SUPPLIED MATERIAL –
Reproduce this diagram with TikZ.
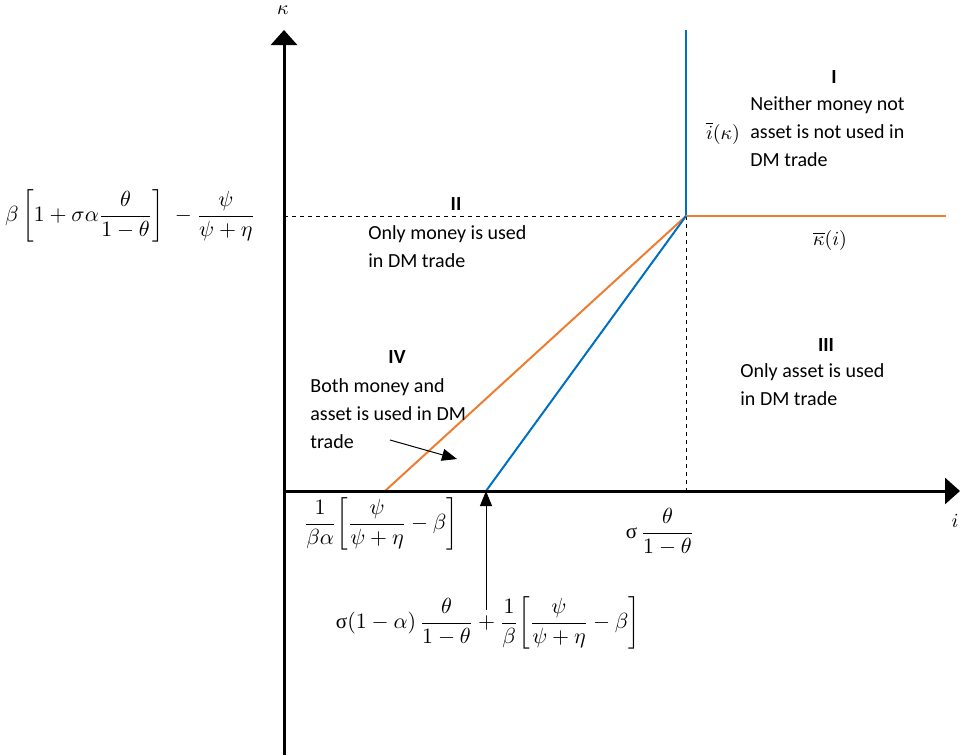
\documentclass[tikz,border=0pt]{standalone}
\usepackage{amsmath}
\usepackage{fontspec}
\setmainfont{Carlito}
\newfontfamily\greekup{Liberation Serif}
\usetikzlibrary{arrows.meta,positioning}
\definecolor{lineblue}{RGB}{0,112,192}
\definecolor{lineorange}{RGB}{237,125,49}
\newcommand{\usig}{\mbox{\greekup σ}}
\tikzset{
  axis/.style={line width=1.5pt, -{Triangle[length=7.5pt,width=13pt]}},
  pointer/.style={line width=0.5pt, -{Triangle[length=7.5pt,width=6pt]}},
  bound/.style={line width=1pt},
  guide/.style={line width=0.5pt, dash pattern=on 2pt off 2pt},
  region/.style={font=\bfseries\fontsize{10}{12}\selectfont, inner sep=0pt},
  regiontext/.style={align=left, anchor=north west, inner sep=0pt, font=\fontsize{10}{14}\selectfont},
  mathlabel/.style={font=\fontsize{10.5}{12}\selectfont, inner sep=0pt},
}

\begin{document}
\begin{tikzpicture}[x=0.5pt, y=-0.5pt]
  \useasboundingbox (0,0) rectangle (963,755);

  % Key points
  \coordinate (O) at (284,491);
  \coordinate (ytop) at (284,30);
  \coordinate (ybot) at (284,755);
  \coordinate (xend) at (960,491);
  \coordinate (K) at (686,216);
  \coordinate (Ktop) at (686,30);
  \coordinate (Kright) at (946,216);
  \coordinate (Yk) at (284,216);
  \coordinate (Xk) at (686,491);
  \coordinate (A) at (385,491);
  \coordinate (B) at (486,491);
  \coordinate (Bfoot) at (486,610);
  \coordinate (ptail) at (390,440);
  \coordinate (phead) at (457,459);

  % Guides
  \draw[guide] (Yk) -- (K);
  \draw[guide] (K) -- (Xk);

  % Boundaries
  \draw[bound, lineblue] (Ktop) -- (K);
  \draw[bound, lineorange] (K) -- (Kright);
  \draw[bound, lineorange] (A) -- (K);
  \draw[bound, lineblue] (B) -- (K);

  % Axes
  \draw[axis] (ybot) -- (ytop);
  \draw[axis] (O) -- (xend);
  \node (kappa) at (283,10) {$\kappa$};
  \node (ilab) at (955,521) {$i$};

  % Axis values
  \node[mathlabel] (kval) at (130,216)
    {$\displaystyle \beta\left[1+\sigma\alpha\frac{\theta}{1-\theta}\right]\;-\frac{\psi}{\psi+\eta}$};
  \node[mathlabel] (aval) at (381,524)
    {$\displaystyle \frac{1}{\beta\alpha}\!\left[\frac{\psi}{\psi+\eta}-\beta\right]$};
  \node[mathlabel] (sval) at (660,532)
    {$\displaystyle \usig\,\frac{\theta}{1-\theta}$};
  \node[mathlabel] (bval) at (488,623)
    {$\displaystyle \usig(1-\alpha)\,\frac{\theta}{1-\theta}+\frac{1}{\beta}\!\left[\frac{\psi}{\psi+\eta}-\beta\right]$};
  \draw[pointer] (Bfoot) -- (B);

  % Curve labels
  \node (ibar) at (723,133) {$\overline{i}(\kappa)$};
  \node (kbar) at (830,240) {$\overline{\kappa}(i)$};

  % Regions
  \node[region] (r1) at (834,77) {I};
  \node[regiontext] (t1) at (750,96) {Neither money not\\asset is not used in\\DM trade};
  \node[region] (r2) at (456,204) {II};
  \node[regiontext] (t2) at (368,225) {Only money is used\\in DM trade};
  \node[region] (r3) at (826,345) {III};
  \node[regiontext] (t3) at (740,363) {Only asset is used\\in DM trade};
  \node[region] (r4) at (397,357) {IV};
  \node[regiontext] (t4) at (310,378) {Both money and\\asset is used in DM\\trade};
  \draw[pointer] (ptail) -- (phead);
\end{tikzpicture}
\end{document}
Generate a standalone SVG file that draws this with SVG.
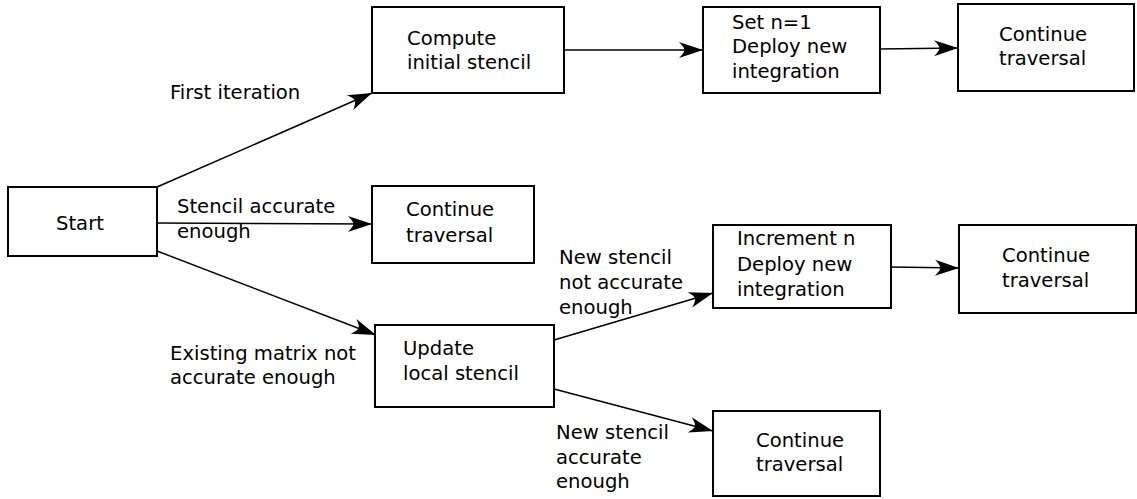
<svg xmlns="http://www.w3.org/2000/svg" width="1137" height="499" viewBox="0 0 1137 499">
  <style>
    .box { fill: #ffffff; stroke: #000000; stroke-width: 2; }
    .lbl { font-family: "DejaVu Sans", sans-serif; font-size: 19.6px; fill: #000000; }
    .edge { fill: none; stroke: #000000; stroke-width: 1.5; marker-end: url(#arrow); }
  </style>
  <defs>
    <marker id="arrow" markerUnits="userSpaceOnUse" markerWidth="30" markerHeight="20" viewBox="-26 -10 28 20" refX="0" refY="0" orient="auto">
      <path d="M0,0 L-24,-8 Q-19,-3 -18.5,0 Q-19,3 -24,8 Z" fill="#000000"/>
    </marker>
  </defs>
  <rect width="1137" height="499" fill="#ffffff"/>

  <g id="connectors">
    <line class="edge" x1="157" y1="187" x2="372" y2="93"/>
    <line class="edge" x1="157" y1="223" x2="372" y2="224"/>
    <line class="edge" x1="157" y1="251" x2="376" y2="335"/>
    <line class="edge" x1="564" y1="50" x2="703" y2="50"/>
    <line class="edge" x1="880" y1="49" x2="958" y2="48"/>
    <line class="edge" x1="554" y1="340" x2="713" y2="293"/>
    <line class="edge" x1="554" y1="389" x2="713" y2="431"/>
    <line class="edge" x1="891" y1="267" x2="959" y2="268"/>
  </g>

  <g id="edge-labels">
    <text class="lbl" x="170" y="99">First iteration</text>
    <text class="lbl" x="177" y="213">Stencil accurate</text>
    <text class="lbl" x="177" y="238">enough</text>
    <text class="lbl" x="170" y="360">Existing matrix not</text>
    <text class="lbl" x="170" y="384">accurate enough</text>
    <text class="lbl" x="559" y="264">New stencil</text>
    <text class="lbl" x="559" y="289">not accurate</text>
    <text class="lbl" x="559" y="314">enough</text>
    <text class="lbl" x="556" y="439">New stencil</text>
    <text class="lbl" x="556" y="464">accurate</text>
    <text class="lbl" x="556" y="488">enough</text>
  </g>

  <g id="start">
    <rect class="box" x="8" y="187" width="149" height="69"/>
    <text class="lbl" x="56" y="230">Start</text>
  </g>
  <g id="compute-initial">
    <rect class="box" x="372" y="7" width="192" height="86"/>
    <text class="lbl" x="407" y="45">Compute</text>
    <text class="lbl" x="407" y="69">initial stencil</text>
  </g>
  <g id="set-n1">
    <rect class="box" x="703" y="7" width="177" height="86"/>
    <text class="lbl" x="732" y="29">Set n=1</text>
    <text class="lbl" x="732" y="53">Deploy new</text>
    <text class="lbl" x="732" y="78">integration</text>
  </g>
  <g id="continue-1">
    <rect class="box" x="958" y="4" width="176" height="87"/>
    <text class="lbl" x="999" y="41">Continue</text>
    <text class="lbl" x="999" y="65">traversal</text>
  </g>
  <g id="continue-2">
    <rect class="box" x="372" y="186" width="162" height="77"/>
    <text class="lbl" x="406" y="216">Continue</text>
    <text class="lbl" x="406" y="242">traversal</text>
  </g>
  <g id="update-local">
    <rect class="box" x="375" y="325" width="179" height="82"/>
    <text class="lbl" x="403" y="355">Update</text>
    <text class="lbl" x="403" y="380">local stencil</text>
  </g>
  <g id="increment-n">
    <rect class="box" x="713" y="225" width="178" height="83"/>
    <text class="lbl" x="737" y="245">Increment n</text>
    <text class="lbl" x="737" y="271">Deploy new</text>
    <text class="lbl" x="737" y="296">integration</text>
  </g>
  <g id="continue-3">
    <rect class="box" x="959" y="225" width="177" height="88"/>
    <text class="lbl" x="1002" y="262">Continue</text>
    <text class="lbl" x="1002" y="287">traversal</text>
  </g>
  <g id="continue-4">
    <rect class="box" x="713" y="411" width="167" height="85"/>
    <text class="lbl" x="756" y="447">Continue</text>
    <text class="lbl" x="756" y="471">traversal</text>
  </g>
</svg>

PROBLEM STATEMENT – The word "standalone" may appear on some lines. Report how many lines hold it, giving the number alone.

SOLUTION TO THE PROBLEM – 2